John Stossel Summarizes Perfectly Why I’m Against Universal Healthcare

Honestly, it don’t get any simpler than this:

7 Responses to “John Stossel Summarizes Perfectly Why I’m Against Universal Healthcare”

  1. darwin Says:

    “…. But Americans are different!”

    So yeah, his anecdotal, unverified evidence and massaged, unsourced statistics are about as convincing as Michael Moore’s. I’m glad you found a libertarian equivalent to start linking.

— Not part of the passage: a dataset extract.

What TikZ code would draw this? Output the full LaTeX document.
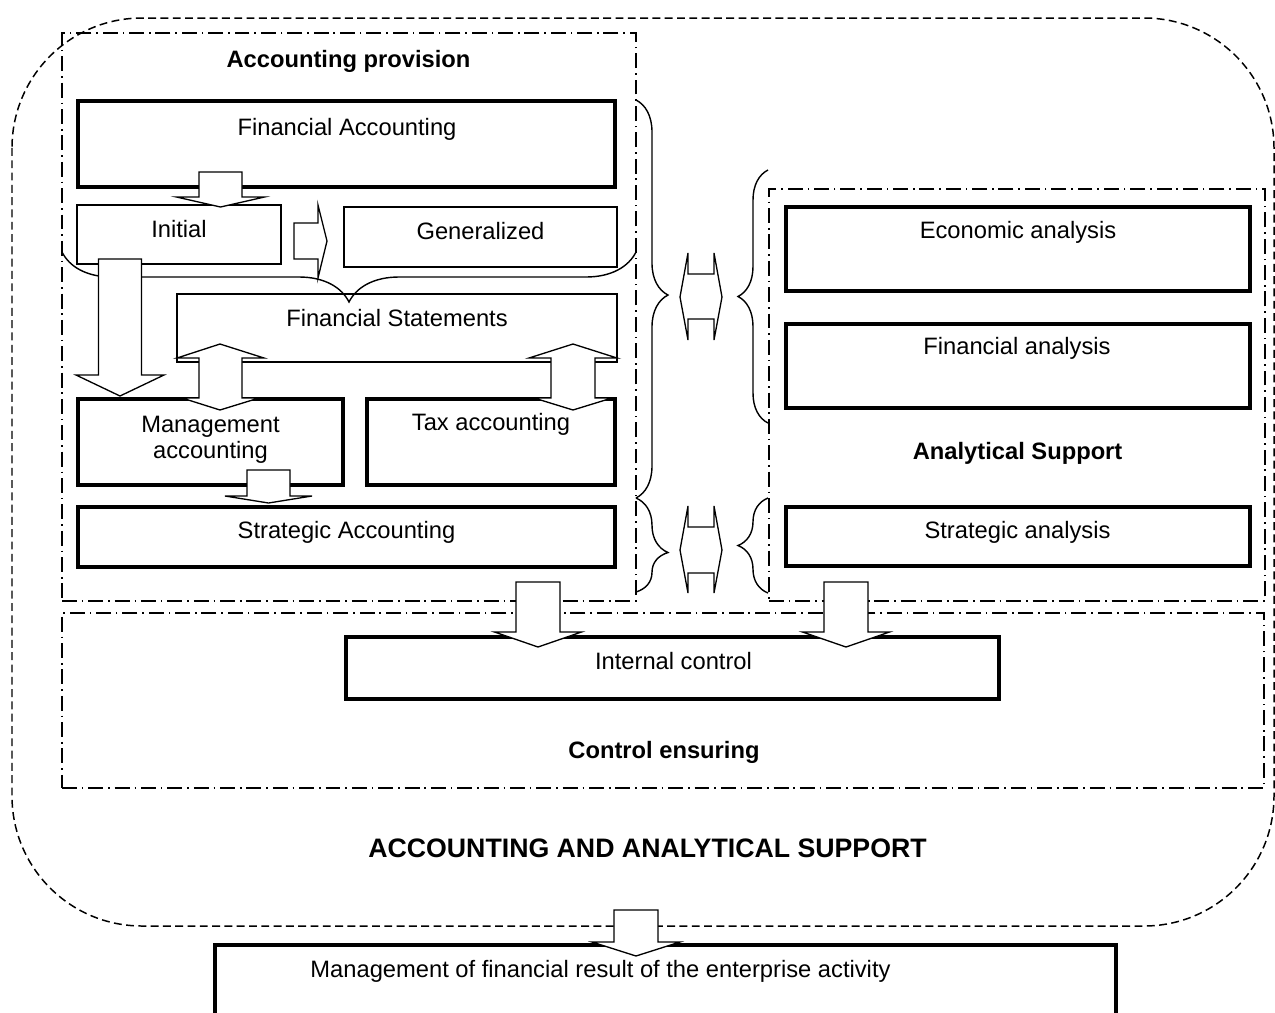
\documentclass[tikz,border=0pt]{standalone}
\usepackage{fontspec}
\setmainfont{Liberation Sans}
\usetikzlibrary{decorations.pathreplacing}
\newcommand\mkbox[6]{\node[#6, minimum width={(#4-#2)*0.02cm}, minimum height={(#5-#3)*0.02cm}] (#1) at ({(#2+#4)/2},{(#3+#5)/2}) {};}
% down block arrow: #1 x centre, #2 y top, #3 y head base, #4 y tip, #5 shaft half, #6 head half
\newcommand\blkdown[6]{\draw[blk] ({#1-#5},#2) -- ({#1+#5},#2) -- ({#1+#5},#3) -- ({#1+#6},#3) -- (#1,#4) -- ({#1-#6},#3) -- ({#1-#5},#3) -- cycle;}
\begin{document}
\begin{tikzpicture}[x=0.02cm, y=-0.02cm,
  every node/.style={inner sep=0pt, outer sep=0pt},
  thickbox/.style={draw, line width=2pt, rectangle},
  thinbox/.style={draw, line width=1pt, rectangle},
  frame/.style={draw, line width=0.85pt, rectangle, dash pattern=on 8.5pt off 2.8pt on 0.9pt off 2.8pt},
  outerline/.style={draw, line width=0.85pt, dash pattern=on 4.5pt off 2.5pt},
  blk/.style={draw, fill=white, line width=0.75pt, line join=miter},
  brc/.style={draw, line width=0.8pt, decorate},
  txt/.style={font=\fontsize{13.5}{16}\selectfont, anchor=base},
  ttl/.style={font=\fontsize{13.5}{16}\selectfont\bfseries, anchor=base},
  bigttl/.style={font=\fontsize{15.2}{18}\selectfont\bfseries, anchor=base}]
\clip (0,0) rectangle (1275,1012);
\fill[white] (0,0) rectangle (1275,1012);
% outer dashed rounded frame
\draw[outerline, rounded corners=2.6cm] (12,18) rectangle (1274,926);
% containers
\mkbox{ap}{62}{33}{636}{601}{frame}
\mkbox{as}{769}{189}{1265}{601}{frame}
\mkbox{ce}{62}{613}{1264}{788}{frame}
% boxes
\mkbox{fa}{78}{101}{615}{187}{thickbox}
\mkbox{ini}{77}{205}{281}{264}{thinbox}
\mkbox{gen}{344}{207}{617}{267}{thinbox}
\mkbox{fs}{177}{294}{617}{362}{thinbox}
\mkbox{ma}{78}{399}{343}{485}{thickbox}
\mkbox{tax}{367}{399}{615}{485}{thickbox}
\mkbox{sa}{78}{507}{615}{567}{thickbox}
\mkbox{ea}{786}{207}{1250}{291}{thickbox}
\mkbox{fan}{786}{324}{1250}{408}{thickbox}
\mkbox{san}{786}{507}{1250}{566}{thickbox}
\mkbox{ic}{346}{637}{999}{699}{thickbox}
\mkbox{mfr}{215}{945}{1116}{1060}{thickbox}
% braces
\draw[brc, decoration={brace, amplitude=1cm, aspect=0.5}] (636,252) -- (62,252);
\draw[brc, decoration={brace, amplitude=0.64cm, aspect=0.49}] (636,100) -- (636,498);
\draw[brc, decoration={brace, amplitude=0.64cm, aspect=0.58}] (636,498) -- (636,592);
\draw[brc, decoration={brace, amplitude=0.6cm, aspect=0.5}] (768,423) -- (768,170);
\draw[brc, decoration={brace, amplitude=0.6cm, aspect=0.5}] (768,593) -- (768,498);
% block arrows
\blkdown{220.5}{172}{197}{207}{21.5}{44}
\blkdown{120}{259}{375}{396}{21.5}{44}
\blkdown{268.5}{470}{496}{503}{21.5}{43.5}
\blkdown{538}{582}{632}{647}{22}{43.5}
\blkdown{846}{582}{632}{647}{22}{43.5}
\blkdown{636}{910}{942}{956}{22}{44}
% right arrow Initial -> Generalized
\draw[blk] (294,223) -- (318,223) -- (318,205) -- (327,241) -- (318,278) -- (318,259) -- (294,259) -- cycle;
% vertical double arrows
\draw[blk] (220,344) -- (264,358) -- (242,358) -- (242,398) -- (259,398) -- (220,410) -- (182,398) -- (199,398) -- (199,358) -- (177,358) -- cycle;
\draw[blk] (573,344) -- (617,358) -- (595,358) -- (595,398) -- (612,398) -- (573,410) -- (534,398) -- (551,398) -- (551,358) -- (529,358) -- cycle;
% horizontal double arrows
\draw[blk] (680,297) -- (688,253) -- (688,274) -- (714,274) -- (714,253) -- (722,297) -- (714,340) -- (714,319) -- (688,319) -- (688,340) -- cycle;
\draw[blk] (680,550) -- (688,506) -- (688,527) -- (714,527) -- (714,506) -- (722,550) -- (714,593) -- (714,573) -- (688,573) -- (688,593) -- cycle;
% texts
\node[ttl] (t-ap) at (348.5,67) {Accounting provision};
\node[txt] (t-fa) at (347,135) {Financial Accounting};
\node[txt] (t-ini) at (179,237) {Initial};
\node[txt] (t-gen) at (480.5,239) {Generalized};
\node[txt] (t-fs) at (397,326) {Financial Statements};
\node[txt] (t-ma1) at (210.5,432) {Management};
\node[txt] (t-ma2) at (210.5,458) {accounting};
\node[txt] (t-tax) at (491,430) {Tax accounting};
\node[txt] (t-sa) at (346.5,538) {Strategic Accounting};
\node[txt] (t-ea) at (1018,238) {Economic analysis};
\node[txt] (t-fan) at (1017,354) {Financial analysis};
\node[ttl] (t-as) at (1017.6,459) {Analytical Support};
\node[txt] (t-san) at (1017.5,538) {Strategic analysis};
\node[txt] (t-ic) at (673.5,669) {Internal control};
\node[ttl] (t-ce) at (664,758) {Control ensuring};
\node[bigttl] (t-aas) at (647.5,857) {ACCOUNTING AND ANALYTICAL SUPPORT};
\node[txt] (t-mfr) at (600.5,977) {Management of financial result of the enterprise activity};
\end{tikzpicture}
\end{document}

    ANyway, I’m tired of the assumption that single-payee healthcare is neccesarily the same as Soviet-style healthcare. I agree that the government couldn’t run the system well onit’s own, and if anyone actually propses that plan I’ll be against it. But there’s no reason the government can’t pay for whatever procedures anyone needs, and still let them choose which doctor or hospitaal to go to on the free market.

  2. Michael Says:

    But don’t you see that it isn’t a free market if the government foots the bill? There is no requirement for individuals to make the cost-benefit analyses that are essential for an efficient market.

  3. darwin Says:

    They still have an incentive to find the best care available, which will ensure that America continues to have innovation and high quality care. Yes, there’s no free-market forces keeping the prices down, but opponents aren’t arguing that it will be more expensive, they’re arguing it would be inferior care.

  4. Michael Says:

    As prices spiral out of control and the program goes way over budget, which it inevitably would, the government would begin setting how much it would pay for certain procedures or medicines, and this would largely destroy the market.

  5. darwin Says:

    Yes, the government would have to set up some type of pricing guidelines. THis does not remove the incentiv for people to choose the best healthcare available.

    In a free market, price is NOT the only factor that companies compete on. Consumers choose products based on price, quality, branding, convenience, recommendations, and a host of other criterion. Remove any single one of them (in this case, price) and the free market still operates just fine on all the others.

  6. Michael Says:

    Except that prices are the result of quality, branding, etc, the cost of production, and how much consumers want the product and are willing to pay for it. Prices are a reflection of all these things. In a government created pricing system the market would work backwards–we’d start with a price and create products/services around that price. This would limit health care providers in the quality of care they could or would provide since they could only cover a set amount of costs and make a set amount of profit. Economic incentive to innovate dies, or the government throws money at the problem to create incentives but I don’t trust the government to lead the healthcare industry, do you?

    I trust millions of people talking to their doctors and making important individual decisions with their wallets. I trust the market.

  7. Dan Says:

    I’m not sure I agree with you here Darwin. If there’s one thing we can trust the free market to do (barring market failures like monopolies), it’s make things cheaper, so price seems like the last thing we should let go of in terms of markets.

    Clearly not EVERYONE can have the best healthcare available - the supply of top notch health care is lower than the demand of the entire population’s medical needs (the only way that could ever possibly happen is if all healthcare workers were replaced by robots at some point in the future and economies of scale made it more efficient to have all of them be the same).

    Are you going to set up a bureaucracy to decide who get priority access to the higher-quality healthcare and who gets the lower-quality healthcare?

    I agree that the system needs to be changed but making the taxpayer foot the bill isn’t going to address the problem that medical care is obscenely costly. It may seem coldhearted to put a price on human health and life, but we do that every day when we weigh the health benefits versus the economic costs of things like how heavily to regulate air pollution, elevator safety, ect.

    If we’re talking about mechanisms to improve the pricing scheme of medicine, it’d make more sense to see something like the creation of federal subsidies for cheap healthcare, especially for those that could offer quality that was nearly as good. Once you had companies that gathered enough momentum to stand on their own in that market sector, you could phase out the subsidies. Sure, the cheap healthcare would be a few years behind the curve at any given time, but is that worse than having things be so expensive that the uninsured sector of the population is unable to afford any treatment at all?

    Is that worse than spending the money on helping sick people that we could use towards noble purposes like rewarding homeowners and corporations for behaving irresponsibly?